What wonders of technology will the year ahead deliver? Driving a car will likely get easier and safer. Cadillac’s semi-autonomous Super Cruise technology will make its appearance with the 2018 model, while other car makers will be rolling out competing features. Digital assistant speaker systems, such as the Apple HomePod, will control your home like a disembodied butler. And expect a proliferation of selfie-enabled mini drones.
While we anticipate these exciting technologies, however, computers continue to have an equally disruptive impact on the workplace, as cashiers, security guards and financial advisers all find themselves replaced by robots or algorithms. Is any occupation safe? Unlike forecasts about next year’s tech, most predictions about computer takeovers in the job market are simply wild guesses. In a search for greater precision, the OECD, the global economic organization, recently devised an intriguing head-to-head competition between computers and humans. The results are surprising and often disconcerting. But there’s a tiny bit of hope thrown in.
The OECD is well-known for its international testing programs comparing the performance of high school students and adults around the world. Its Survey of Adult Skills, for example, provides a measure of literacy, numeracy and problem-solving abilities across different countries, ranking subjects on levels one through five, with five being the highest. Most adults are in groups two and three; just 14 per cent of Canadians demonstrate proficiency at level four or higher. With this data in hand, the researchers then asked a panel of computer experts how computers today and a decade from now would perform if they had to answer the same questions posed to adults.
The results reveal that computers currently perform at level two in all three areas. For Canada, this means a third of all adults could see their jobs performed by computers right now. By 2026, the expert panel predicts computers will reach level three in all areas, meaning they’ll have skills equivalent to 67 per cent of Canadian adults. Matching the OECD research with other work on job classification suggests everyone from surveyors to casino dealers to dental laboratory technicians can expect their jobs to be under threat from computers in the near future. It seems a daunting prospect.
The OECD’s research further implies these changes are largely unstoppable, as educational gains can’t keep pace with improvements in computer technology. While younger Canadians show a higher level of proficiency than older adults, this advantage is relatively small. Only the very smartest of us can expect to outperform our electronic peers over the long run. “It is unlikely there will be strong demand for human workers except for those who have relatively high proficiency levels,” the report grimly predicts.
There are, however, a few hopeful signs.

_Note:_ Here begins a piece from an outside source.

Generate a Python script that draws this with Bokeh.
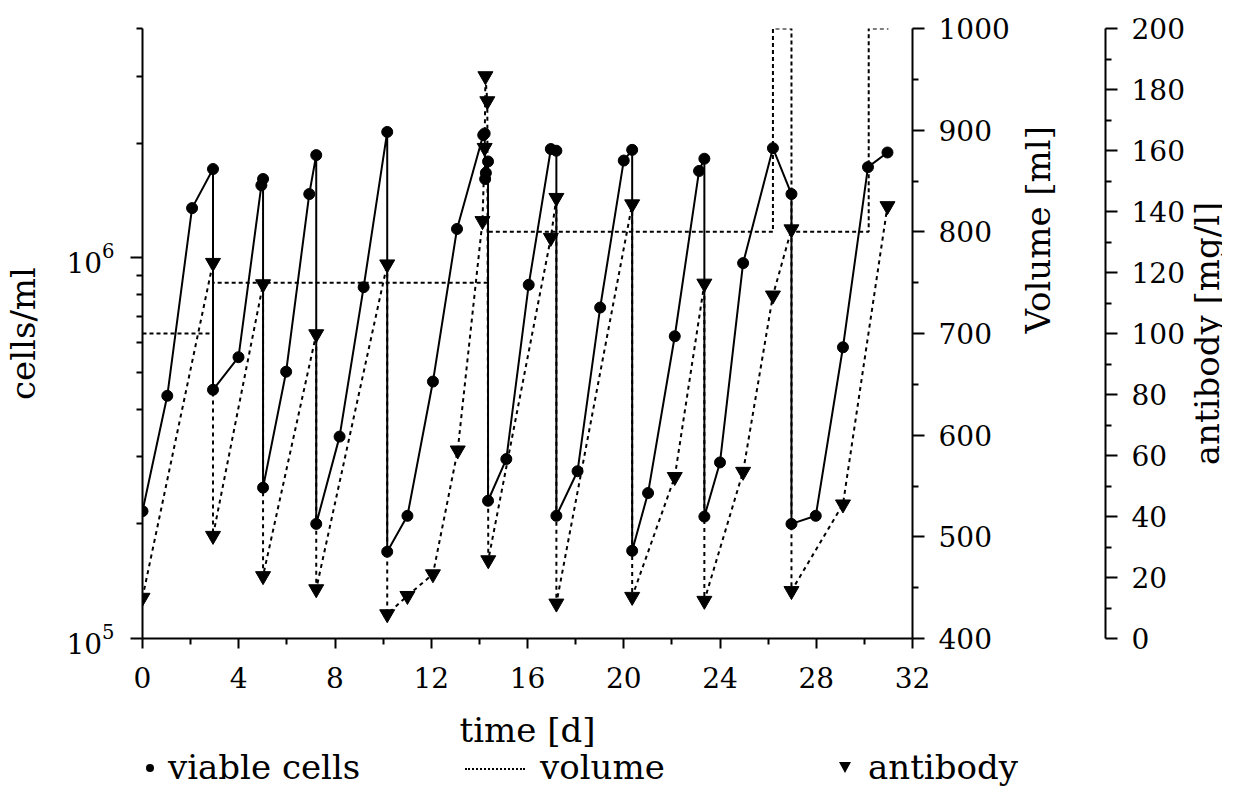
import math
from bokeh.plotting import figure
from bokeh.layouts import row, column
from bokeh.models import (Range1d, LinearScale, LinearAxis, FixedTicker,
                          LogTickFormatter, Div)
from bokeh.embed import file_html
from bokeh.resources import INLINE

FONT = "DejaVu Serif"

# ---------------- data ----------------
cells_day = [0.0, 1.03, 2.06, 2.93, 2.93, 3.99, 4.94, 5.01, 5.01, 5.97, 6.93,
             7.22, 7.22, 8.19, 9.19, 10.17, 10.17, 11.01, 12.07, 13.07, 14.16,
             14.22, 14.24, 14.27, 14.36, 14.36, 15.12, 16.05, 16.97, 17.2, 17.2,
             18.08, 19.02, 20.0, 20.35, 20.35, 21.01, 22.12, 23.13, 23.35, 23.35,
             24.0, 24.96, 26.2, 26.97, 26.97, 27.98, 29.11, 30.15, 30.96]
cells = [2.16e5, 4.34e5, 1.35e6, 1.71e6, 4.5e5, 5.48e5, 1.55e6, 1.61e6, 2.49e5,
         5.02e5, 1.47e6, 1.86e6, 2.0e5, 3.39e5, 8.37e5, 2.14e6, 1.69e5, 2.1e5,
         4.73e5, 1.19e6, 2.10e6, 2.12e6, 1.61e6, 1.67e6, 1.79e6, 2.30e5, 2.96e5,
         8.49e5, 1.93e6, 1.91e6, 2.1e5, 2.75e5, 7.4e5, 1.80e6, 1.92e6, 1.70e5,
         2.41e5, 6.22e5, 1.69e6, 1.82e6, 2.09e5, 2.90e5, 9.68e5, 1.94e6, 1.47e6,
         2.0e5, 2.10e5, 5.82e5, 1.73e6, 1.89e6]

ab_day = [0.0, 2.93, 2.93, 5.01, 5.01, 7.22, 7.22, 10.17, 10.17, 11.01, 12.07,
          13.1, 14.13, 14.22, 14.25, 14.33, 14.37, 16.97, 17.2, 17.2, 20.35,
          20.35, 22.12, 23.35, 23.35, 24.96, 26.2, 26.97, 26.97, 29.11, 30.96]
antibody = [13.4, 123.2, 33.7, 116.2, 20.5, 99.8, 16.2, 122.7, 8.0, 14.0, 21.1,
            61.7, 136.9, 160.9, 184.4, 176.2, 25.7, 131.4, 144.5, 11.5, 142.4,
            13.7, 53.0, 116.4, 12.4, 54.7, 112.5, 134.2, 15.6, 44.0, 141.8]

vol_day = [0.0, 2.93, 2.93, 14.36, 14.36, 26.2, 26.2, 26.97, 26.97, 30.18, 30.18, 31.0]
volume = [700, 700, 750, 750, 800, 800, 1000, 1000, 800, 800, 1000, 1000]

x_ticks = [0, 4, 8, 12, 16, 20, 24, 28, 32]
x_minor = [2, 6, 10, 14, 18, 22, 26, 30]
y_ticks = [1e5, 1e6]
y_minor = [2e5, 3e5, 4e5, 5e5, 6e5, 7e5, 8e5, 9e5, 2e6, 3e6, 4e6]
vol_ticks = [400, 500, 600, 700, 800, 900, 1000]
vol_minor = [450, 550, 650, 750, 850, 950]
ab_ticks = [0, 20, 40, 60, 80, 100, 120, 140, 160, 180, 200]
ab_minor = [10, 30, 50, 70, 90, 110, 130, 150, 170, 190]

legend_labels = ["viable cells", "volume", "antibody"]

TICK_SIZE = "28px"
TITLE_SIZE = "34px"
P_WIDTH = 1209
P_HEIGHT = 753
TOP = 28
BOTTOM = 115
TW = 120                     # transparent strip that carries the antibody title
OVERLAP = P_WIDTH + TW - 1222

# ---------------- main figure ----------------
p = figure(width=P_WIDTH, height=P_HEIGHT, y_axis_type="log",
           x_range=Range1d(0, 32), y_range=Range1d(1e5, 4e6),
           output_backend="svg", toolbar_location=None,
           min_border_left=134, min_border_right=P_WIDTH - 134 - 778,
           min_border_top=TOP, min_border_bottom=BOTTOM)
p.grid.visible = False
p.outline_line_color = None

p.extra_y_ranges = {"vol": Range1d(400, 1000), "ab": Range1d(0, 200)}
p.extra_y_scales = {"vol": LinearScale(), "ab": LinearScale()}


def style(ax, tick_out=12, minor_out=6):
    ax.axis_line_color = "black"
    ax.axis_line_width = 2
    ax.major_tick_line_color = "black"
    ax.minor_tick_line_color = "black"
    ax.major_tick_line_width = 2
    ax.minor_tick_line_width = 2
    ax.major_tick_in = 0
    ax.minor_tick_in = 0
    ax.major_tick_out = tick_out
    ax.minor_tick_out = minor_out
    ax.major_label_text_font = FONT
    ax.major_label_text_font_size = TICK_SIZE
    ax.major_label_text_color = "black"
    ax.axis_label_text_font = FONT
    ax.axis_label_text_font_size = TITLE_SIZE
    ax.axis_label_text_font_style = "normal"
    ax.axis_label_text_color = "black"


xa = p.xaxis[0]
style(xa, 10, 6)
xa.ticker = FixedTicker(ticks=x_ticks, minor_ticks=x_minor)
xa.axis_label = "time [d]"
xa.major_label_standoff = 18
xa.axis_label_standoff = 19

ya = p.yaxis[0]
style(ya, 12, 6)
ya.ticker = FixedTicker(ticks=y_ticks, minor_ticks=y_minor)
ya.formatter = LogTickFormatter()
ya.axis_label = "cells/ml"
ya.major_label_standoff = 16
ya.axis_label_standoff = 20

vax = LinearAxis(y_range_name="vol",
                 ticker=FixedTicker(ticks=vol_ticks, minor_ticks=vol_minor),
                 axis_label="Volume [ml]")
style(vax, 12, 6)
vax.major_label_standoff = 14
vax.axis_label_standoff = 25
vax.axis_label_orientation = math.pi / 2

spacer = LinearAxis(y_range_name="vol", ticker=FixedTicker(ticks=[]),
                    axis_label=" ")
spacer.axis_line_color = None
spacer.major_tick_line_color = None
spacer.minor_tick_line_color = None
spacer.major_tick_out = 0
spacer.minor_tick_out = 0
spacer.major_label_standoff = 0
spacer.axis_label_standoff = 21
spacer.axis_label_text_font_size = "1px"

aax = LinearAxis(y_range_name="ab",
                 ticker=FixedTicker(ticks=ab_ticks, minor_ticks=ab_minor))
style(aax, 12, 6)
aax.major_label_standoff = 14

p.add_layout(vax, "right")
p.add_layout(spacer, "right")
p.add_layout(aax, "right")

# ---------------- glyphs ----------------
p.line(vol_day, volume, y_range_name="vol", line_color="black",
       line_width=2, line_dash="4 3")
p.line(ab_day, antibody, y_range_name="ab", line_color="black",
       line_width=2, line_dash="4 4")
p.scatter(ab_day, antibody, y_range_name="ab", marker="inverted_triangle",
          size=15, color="black")
p.line(cells_day, cells, line_color="black", line_width=2)
p.scatter(cells_day, cells, marker="circle", size=11, color="black")

# ---------------- transparent strip carrying the antibody axis title ----------------
tf = figure(width=TW, height=P_HEIGHT, x_range=Range1d(0, 1),
            y_range=Range1d(0, 200), output_backend="svg",
            toolbar_location=None, x_axis_location=None,
            min_border_left=TW - 1, min_border_right=0,
            min_border_top=TOP, min_border_bottom=BOTTOM,
            margin=(0, 0, 0, -OVERLAP))
tf.grid.visible = False
tf.outline_line_color = None
tf.border_fill_color = None
tf.background_fill_color = None
ta = tf.yaxis[0]
ta.ticker = FixedTicker(ticks=[])
ta.axis_line_color = None
ta.major_tick_line_color = None
ta.minor_tick_line_color = None
ta.major_tick_out = 0
ta.minor_tick_out = 0
ta.major_label_standoff = 0
ta.axis_label = "antibody [mg/l]"
ta.axis_label_standoff = -5
ta.axis_label_text_font = FONT
ta.axis_label_text_font_size = TITLE_SIZE
ta.axis_label_text_font_style = "normal"
ta.axis_label_text_color = "black"

# ---------------- legend row ----------------
legend_html = (
    '<div style="position:relative;width:1222px;height:40px;'
    "font-family:'DejaVu Serif';font-size:34px;line-height:40px;color:#000;\">"
    '<span style="position:absolute;left:146px;top:11px;width:8px;height:8px;'
    'border-radius:50%;background:#000;"></span>'
    f'<span style="position:absolute;left:168px;top:-6px;white-space:nowrap;">{legend_labels[0]}</span>'
    '<span style="position:absolute;left:465px;top:15px;width:60px;height:0;'
    'border-top:2px dotted #000;"></span>'
    f'<span style="position:absolute;left:540px;top:-6px;white-space:nowrap;">{legend_labels[1]}</span>'
    '<span style="position:absolute;left:839px;top:9px;width:0;height:0;'
    'border-left:6px solid transparent;border-right:6px solid transparent;'
    'border-top:11px solid #000;"></span>'
    f'<span style="position:absolute;left:868px;top:-6px;white-space:nowrap;">{legend_labels[2]}</span>'
    '</div>'
)
leg = Div(text=legend_html, width=1222, height=40, margin=(0, 0, 0, 0))

layout = column(row(p, tf, spacing=0), leg, spacing=0)
open("out.html", "w").write(file_html(layout, INLINE))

Some of the easiest questions for humans proved the most difﬁcult for electronic brains. For example, estimating the number of water bottles in a picture where not all bottles are visible is beyond the capability of current-day computers; interpreting visual evidence thus remains a human specialty. Jobs requiring skills outside literacy, numeracy and problem-solving—such as empathy—will also likely find themselves insulated from robotic predation. This includes nursing, along with other health care and therapeutic pursuits. The same goes for the dark arts of persuasion and negotiation, suggesting public relations officers and lawyers may also be safe, at least for a while.
What does all this mean for the future of education and work? As the OECD report points out, many of the skills that differentiate humans from computers, including creativity, caring and social intelligence, are largely developed outside the formal education system. So perhaps a major rethink of the purpose of schools is in order. If we cannot hope to outmatch computers in most tasks performed by humans today, we may need to start training future generations of humans to do the jobs that computers cannot.